Hope MacDougall

Function not form: baskets in the Hope MacDougall Collection

Catherine Gillies

The Hope MacDougall Collection was gathered in the latter half of the 20th century with the specific purpose of recording the working and domestic life of Argyll and the Highlands and Islands, with comparative material from elsewhere.

Daughter, sister and aunt to successive Chiefs of the Clan MacDougall at Dunollie in Oban, Argyll, Hope MacDougall fell into the category of ‘women of certain means’ who devoted their lives to creating a record of their chosen field: among them Evelyn Baxter and Leonora Rintoul whose natural history collection went to the National Museum of Scotland; and Dr Isobel Grant of Am Fasgadh/Highland Folk Museum.

 

These women collectors are now clearly seen as a critically important group in terms of the 20th century record in rural Scotland, and are worthy of detailed study.

Hope’s collection was mentored in its early stages by Isobel Grant who was a family friend, and then supported by Dr Alexander Fenton and Professor Hugh Cheape who emphasised the need to make it comparative and well provenanced, both of which were put into play.

With a core purpose of amassing objects and archive which preserved knowledge of ways of life, crafts, skills and usage, Hope drew baskets into the collection entirely based on function rather than form. They occur throughout the collection in context of activity, and only appear as a discrete basket collection when we draw them together retrospectively.

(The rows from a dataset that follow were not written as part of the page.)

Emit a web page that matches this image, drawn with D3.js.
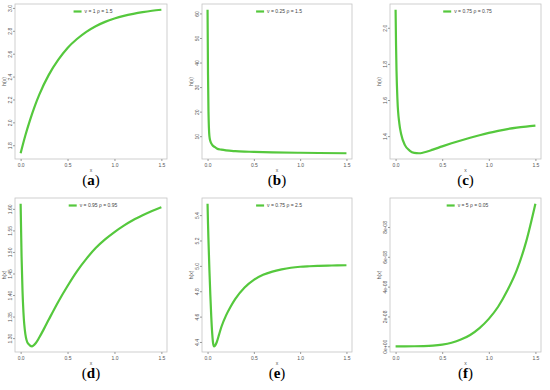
<!DOCTYPE html>
<html>
<head>
<meta charset="utf-8">
<script src="https://cdn.jsdelivr.net/npm/d3@7"></script>
<style>
  body { margin: 0; background: #fff; }
  text { font-family: "Liberation Sans", Arial, sans-serif; }
</style>
</head>
<body>
<div id="chart"></div>
<script>
// values
const xA = [0, 0.05, 0.1, 0.15, 0.2, 0.3, 0.4, 0.5, 0.6, 0.7, 0.8, 0.9, 1.0, 1.1, 1.2, 1.3, 1.4, 1.5];
const hA = [1.73, 1.885, 2.02, 2.14, 2.245, 2.415, 2.545, 2.65, 2.728, 2.791, 2.84, 2.878, 2.907, 2.93, 2.948, 2.963, 2.975, 2.984];

const xB = [0, 0.005, 0.01, 0.02, 0.03, 0.05, 0.08, 0.1, 0.15, 0.2, 0.3, 0.4, 0.5, 0.7, 1.0, 1.2, 1.5];
const hB = [61.5, 35, 20, 10, 8, 6.5, 5.5, 5.0, 4.5, 4.2, 3.9, 3.72, 3.6, 3.42, 3.25, 3.16, 3.05];

const xC = [0, 0.005, 0.01, 0.02, 0.04, 0.06, 0.1, 0.15, 0.2, 0.25, 0.3, 0.4, 0.5, 0.6, 0.7, 0.8, 0.9, 1.0, 1.1, 1.2, 1.3, 1.4, 1.5];
const hC = [2.10, 1.90, 1.76, 1.60, 1.47, 1.41, 1.35, 1.32, 1.307, 1.305, 1.309, 1.325, 1.343, 1.36, 1.376, 1.391, 1.405, 1.418, 1.429, 1.439, 1.447, 1.453, 1.458];

const xD = [0, 0.005, 0.01, 0.02, 0.03, 0.05, 0.08, 0.12, 0.16, 0.2, 0.25, 0.3, 0.4, 0.5, 0.6, 0.7, 0.8, 0.9, 1.0, 1.1, 1.2, 1.3, 1.4, 1.5];
const hD = [1.612, 1.55, 1.49, 1.41, 1.36, 1.31, 1.287, 1.281, 1.288, 1.302, 1.322, 1.343, 1.384, 1.421, 1.455, 1.484, 1.509, 1.529, 1.546, 1.561, 1.574, 1.585, 1.595, 1.604];

const xE = [0, 0.005, 0.01, 0.02, 0.03, 0.04, 0.05, 0.06, 0.07, 0.08, 0.1, 0.125, 0.15, 0.2, 0.25, 0.3, 0.4, 0.5, 0.6, 0.7, 0.8, 0.9, 1.0, 1.1, 1.2, 1.3, 1.4, 1.5];
const hE = [5.49, 5.33, 5.20, 4.97, 4.77, 4.60, 4.47, 4.39, 4.366, 4.37, 4.40, 4.46, 4.52, 4.61, 4.68, 4.74, 4.83, 4.89, 4.93, 4.955, 4.972, 4.985, 4.993, 4.997, 5.0, 5.002, 5.004, 5.005];

const xF = [0, 0.1, 0.2, 0.3, 0.4, 0.5, 0.6, 0.7, 0.8, 0.9, 1.0, 1.1, 1.2, 1.3, 1.4, 1.5];
const hF = [0, 0.0002e-8, 0.003e-8, 0.015e-8, 0.047e-8, 0.116e-8, 0.24e-8, 0.45e-8, 0.76e-8, 1.22e-8, 1.84e-8, 2.65e-8, 3.75e-8, 5.1e-8, 7.0e-8, 9.56e-8];

const xTicks = [0, 0.5, 1.0, 1.5];
const yTicksA = [1.8, 2.0, 2.2, 2.4, 2.6, 2.8, 3.0];
const yTicksB = [10, 20, 30, 40, 50, 60];
const yTicksC = [1.4, 1.6, 1.8, 2.0];
const yTicksD = [1.30, 1.35, 1.40, 1.45, 1.50, 1.55, 1.60];
const yTicksE = [4.4, 4.6, 4.8, 5.0, 5.2, 5.4];
const yTicksF = [0, 2e-8, 4e-8, 6e-8, 8e-8];

const legends = ["ν = 1  ρ = 1.5", "ν = 0.25  ρ = 1.5", "ν = 0.75  ρ = 0.75",
                 "ν = 0.95  ρ = 0.95", "ν = 0.75  ρ = 2.5", "ν = 5  ρ = 0.05"];
const captions = ["a", "b", "c", "d", "e", "f"];

const green = "#55c83d";
const W = 550, H = 390;

const svg = d3.select("#chart").append("svg")
  .attr("width", W).attr("height", H);

// plot boxes (columns / rows)
const cols = [[15, 167], [202, 352], [390, 541]];
const rows = [[4, 159], [198, 352]];

const fmtSci = v => v === 0 ? "0e+00" : (v / 1e-8).toFixed(0) + "e-08";

const panels = [
  {x: xA, h: hA, ticks: yTicksA, fmt: d3.format(".1f")},
  {x: xB, h: hB, ticks: yTicksB, fmt: d3.format("d")},
  {x: xC, h: hC, ticks: yTicksC, fmt: d3.format(".1f")},
  {x: xD, h: hD, ticks: yTicksD, fmt: d3.format(".2f")},
  {x: xE, h: hE, ticks: yTicksE, fmt: d3.format(".1f")},
  {x: xF, h: hF, ticks: yTicksF, fmt: fmtSci}
];

panels.forEach((p, i) => {
  const [x0, x1] = cols[i % 3];
  const [y0, y1] = rows[Math.floor(i / 3)];

  // R style 4% padding of the ranges
  const xs = d3.scaleLinear().domain([-0.06, 1.56]).range([x0, x1]);
  const [lo, hi] = d3.extent(p.h);
  const pad = (hi - lo) * 0.04;
  const ys = d3.scaleLinear().domain([lo - pad, hi + pad]).range([y1, y0]);

  const g = svg.append("g");

  g.append("rect")
    .attr("x", x0).attr("y", y0)
    .attr("width", x1 - x0).attr("height", y1 - y0)
    .attr("fill", "none").attr("stroke", "#c4c4c4").attr("stroke-width", 0.8);

  // x axis
  const ax = g.append("g").attr("transform", `translate(0,${y1})`)
    .call(d3.axisBottom(xs).tickValues(xTicks).tickFormat(d3.format(".1f")).tickSize(2).tickPadding(2));
  ax.select(".domain").remove();
  ax.selectAll("line").attr("stroke", "#999");
  ax.selectAll("text").attr("font-size", 5).attr("fill", "#555")
    .attr("font-family", "Liberation Sans, Arial, sans-serif");

  // y axis, labels parallel to the axis
  const ay = g.append("g").attr("transform", `translate(${x0},0)`)
    .call(d3.axisLeft(ys).tickValues(p.ticks).tickFormat(p.fmt).tickSize(2).tickPadding(2));
  ay.select(".domain").remove();
  ay.selectAll("line").attr("stroke", "#999");
  ay.selectAll("text")
    .attr("font-size", 5).attr("fill", "#555")
    .attr("font-family", "Liberation Sans, Arial, sans-serif")
    .attr("x", null).attr("dy", null)
    .attr("text-anchor", "middle")
    .attr("transform", "translate(-3,0) rotate(-90)");

  g.append("text")
    .attr("x", (x0 + x1) / 2).attr("y", y1 + 13)
    .attr("text-anchor", "middle").attr("font-size", 5).attr("fill", "#555")
    .text("x");

  g.append("text")
    .attr("transform", `translate(${x0 - 9},${(y0 + y1) / 2}) rotate(-90)`)
    .attr("text-anchor", "middle").attr("font-size", 5).attr("fill", "#555")
    .text("h(x)");

  // curve
  const line = d3.line()
    .x((d, k) => xs(p.x[k]))
    .y(d => ys(d))
    .curve(d3.curveMonotoneX);

  g.append("path")
    .datum(p.h)
    .attr("d", line)
    .attr("fill", "none")
    .attr("stroke", green)
    .attr("stroke-width", 2.2)
    .attr("stroke-linejoin", "round");

  // legend at top
  const lg = g.append("g");
  const lt = lg.append("text")
    .attr("y", y0 + 9).attr("font-size", 5).attr("fill", "#444")
    .text(legends[i]);
  const tw = lt.node().getComputedTextLength();
  const total = 8 + 3 + tw;
  const lx = (x0 + x1) / 2 - total / 2 + 2;
  lg.append("line")
    .attr("x1", lx).attr("x2", lx + 8)
    .attr("y1", y0 + 7.5).attr("y2", y0 + 7.5)
    .attr("stroke", green).attr("stroke-width", 2.2);
  lt.attr("x", lx + 11);

  // caption
  const cap = svg.append("text")
    .attr("x", (x0 + x1) / 2).attr("y", y1 + 26)
    .attr("text-anchor", "middle")
    .attr("font-size", 15)
    .attr("fill", "#000")
    .style("font-family", "'Liberation Serif', 'DejaVu Serif', serif");
  cap.append("tspan").text("(");
  cap.append("tspan").attr("font-weight", "bold").text(captions[i]);
  cap.append("tspan").text(")");
});
</script>
</body>
</html>
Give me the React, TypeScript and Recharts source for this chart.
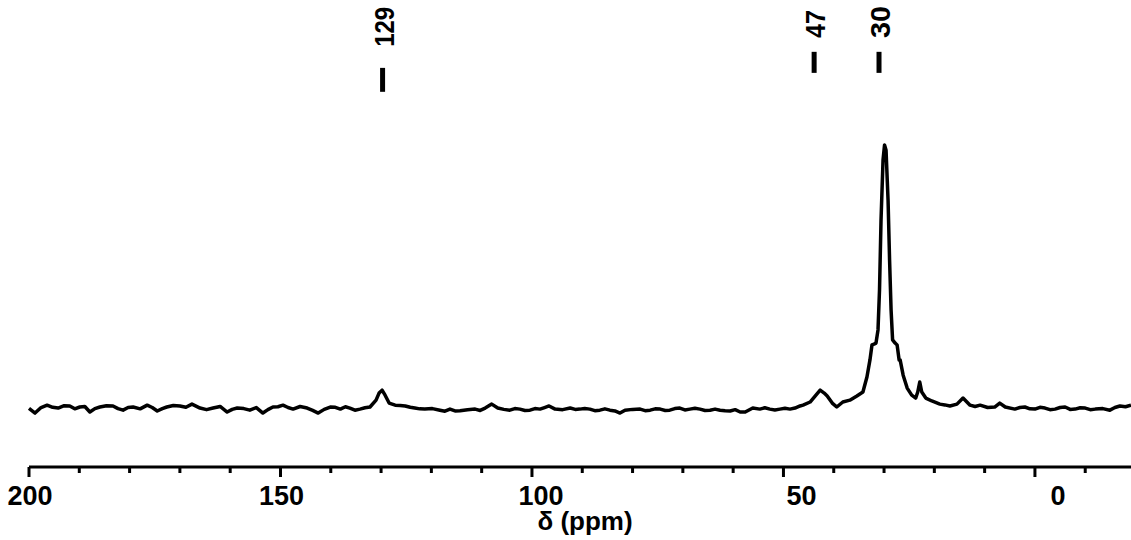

Her collecting was systematic and linear in the subject areas she pursued, a good example of which was peat: locations, users, cutting, drying, transporting, and burning. Her collecting method involved all means of recording the information. She was a superb photographer, producing outstanding   images of people working peat banks in the Western Isles. She gathered peat spades from Shetland, Western Isles, Argyll and Ireland for comparison of type, with samples of peat cut by each one. She drew examples of methods of stacking peat, and photographed the stages. Critically, she acquired her understanding of peat creels by commissioning one to be woven by ‘Mr Morrison, Quignish, Harris’.

This is a key point in the examination of a collection which seeks to inform about skills and modus operandi, as opposed to a social history collection gathered purely for the preservation of objects. Several of the baskets in the Hope MacDougall Collection are ‘modern’ and commissioned, the principle being that if the recording of function is to be taken to its conclusion, then the method of its achievement is as large a part of the story as the object itself.

The peat creel was never used; at least, not in real time. It contains traces of peat dust from when it hung containing peats in her private museum in Ganavan House, Oban, where she lived from 1966 until her death in 1998. She photographed the creel being made, recording the maker as well as the method. She exhibited it in her private collection, and created a full explanation in her archive. It completed a circle in the story which arguably the simple keeping of an old peat creel could not have done, sacrificing the patina and kudos of age in favour of information.

In other circumstances there was real impetus to find original items, and Hope made inroads into collecting the material culture of travelling people at exactly the same time that Hamish Henderson and others at the School of Scottish Studies were gathering their oral traditions. She often spoke of the barriers to be overcome, and used her idiosyncratic lifestyle to gain some acceptance: famously responding to a question as to whether she had ever ‘lived outside’, by answering ‘yes’; remembering the four years she spent sleeping on a balcony while nursing in Angus, rather than endure what she regarded as a stuffy dormitory. She gathered such objects as she could from the travellers in their benders; horn offcuts, tins and tools, and some of the finest baskets in the collection. This was not an occasion for commissions when much of the material was hard won.

There is a clear distinction between collecting and accidental gathering, but both can end up as collections and exist side by side at Dunollie House. Hope MacDougall was a targeted collector, but grew up in an atmosphere of belongings which accrued over 800 years of family history. The old kitchen was full of stacked baskets; gathered, not collected, but a marvellous collection nonetheless, reflective of social structure and life in an estate community. It includes commercially made Victorian travelling baskets of all shapes and sizes, an Edwardian picnic basket, many locally made baskets, and a mysterious round basket with a slender plaited handle which was found in a box of old fireplace paraphernalia in the servants’ quarter’s Boot Hall.

The Woven Communities Symposium provided the beginning of the answer: Carlos Fontales identified it as made of Esparto grass, with clear provenance to Southern Spain. The only other basket he had seen of this curious shape was larger, and for silkworm cocoons. How such a basket might have arrived at Dunollie is not too much of an enigma. It could have been any of the two generations of men who served in the Navy and Army, but the Peninsular Wars loomed large, and Captain John MacDougall had a raft of fashionable sisters. We will never know, but it is quite possible that a basket of cocoons was a fun and useful souvenir; the basket to be discarded for use by servants.

Hope MacDougall’s collection found its way from Ganavan House to storage at Dunollie, which in 2012 opened its doors for public access for the first time; the Servants’ Quarters transformed into The 1745 House with the old kitchen still festooned with baskets.